Indica News Bureau-
The Brown Corporation amended the Brown University policy on equal opportunity, non-discrimination, and affirmative action to safeguard against the possibility of caste-based discrimination.
Brown University has joined a number of schools that have added caste protections to their non-discrimination policies, a measure aimed at giving Dalit students official channels to report bias.
A private university in Providence, Rhode Island, Brown University, has become the first Ivy League school to include casteism in its general policy.
The University has added a new provision to its non-discrimination policy that explicitly prohibits caste oppression, in a move to underscore protections for members of the University community and to call attention to a subtle, often misunderstood form of structural inequality.
In the Fall of 2022 the Corporation of Brown University, Brown’s governing body, voted to adopt the change to the University’s Corporation Policy Statement on Equal Opportunity, non-discrimination, and Affirmative Action.
Vice President for Institutional Equity and Diversity Sylvia Carey-Butler, who developed the policy change presented to the Corporation, said that as the South Asian population in the US increases, caste discrimination is a growing issue on college and university campuses across the country.
“Our non-discrimination policies exist to ensure we’re protecting people and to ensure the University environment is free of hurt and harm,” Carey-Butler said. “We have a long-standing commitment to this work, and it is ingrained into the fabric of who we are.”

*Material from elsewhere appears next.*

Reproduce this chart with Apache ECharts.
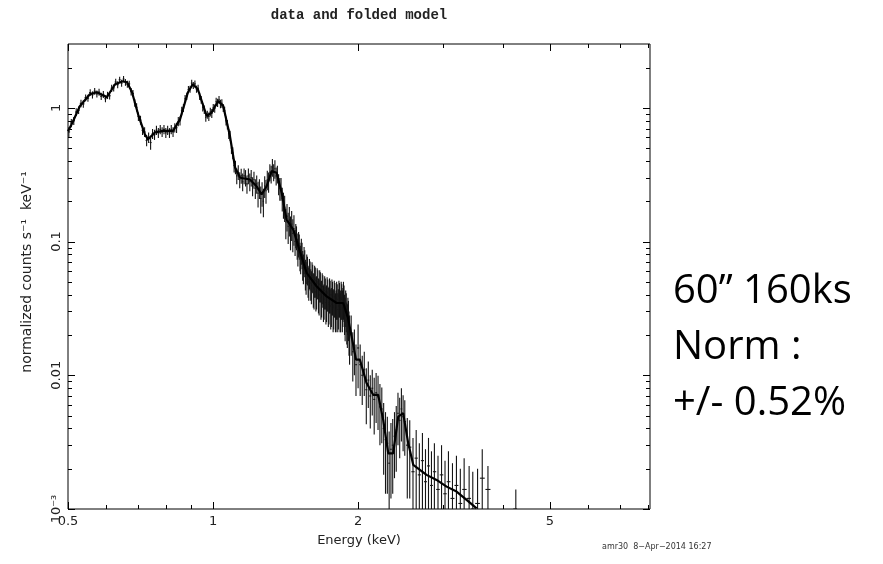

Caste is a system of rigid social stratification characterized by hereditary status and social barriers sanctioned by custom, law, or religion. It originated in South Asia, and caste-based discrimination and harassment can persist in some environments among groups of South Asian descent.
Carey-Butler said that Brown is the first Ivy League school to add caste to its campus-wide non-discrimination policy, which she views as an important step, both symbolically and practically.
“The previous policy would have protected people experiencing caste discrimination,” Carey-Butler said. “But we felt it was important to lift this up and explicitly express a position on caste equity.”
A group of Brown students helped to inform the change by sharing research on caste discrimination with Carey-Butler in the Spring of 2022. The students said in a statement that Brown’s “institutional support and explicit recognition of caste discrimination legitimizes caste-oppressed experiences and provides a framework for reporting incidents.”
The students noted that South Asians are the fastest-growing ethnic group in the United States, but much of that population comes from castes considered more esteemed. University students who are members of the castes classified as lower often report facing discrimination at educational institutions in the diaspora.
“Many caste-oppressed people remain ‘closeted’ about their caste identity in fear of experiencing retaliation or discrimination,” the students said in a statement. “The new language of the University’s non-discrimination policy offers caste-oppressed students who may be hiding their caste identity an option to report and address the harm they experience.”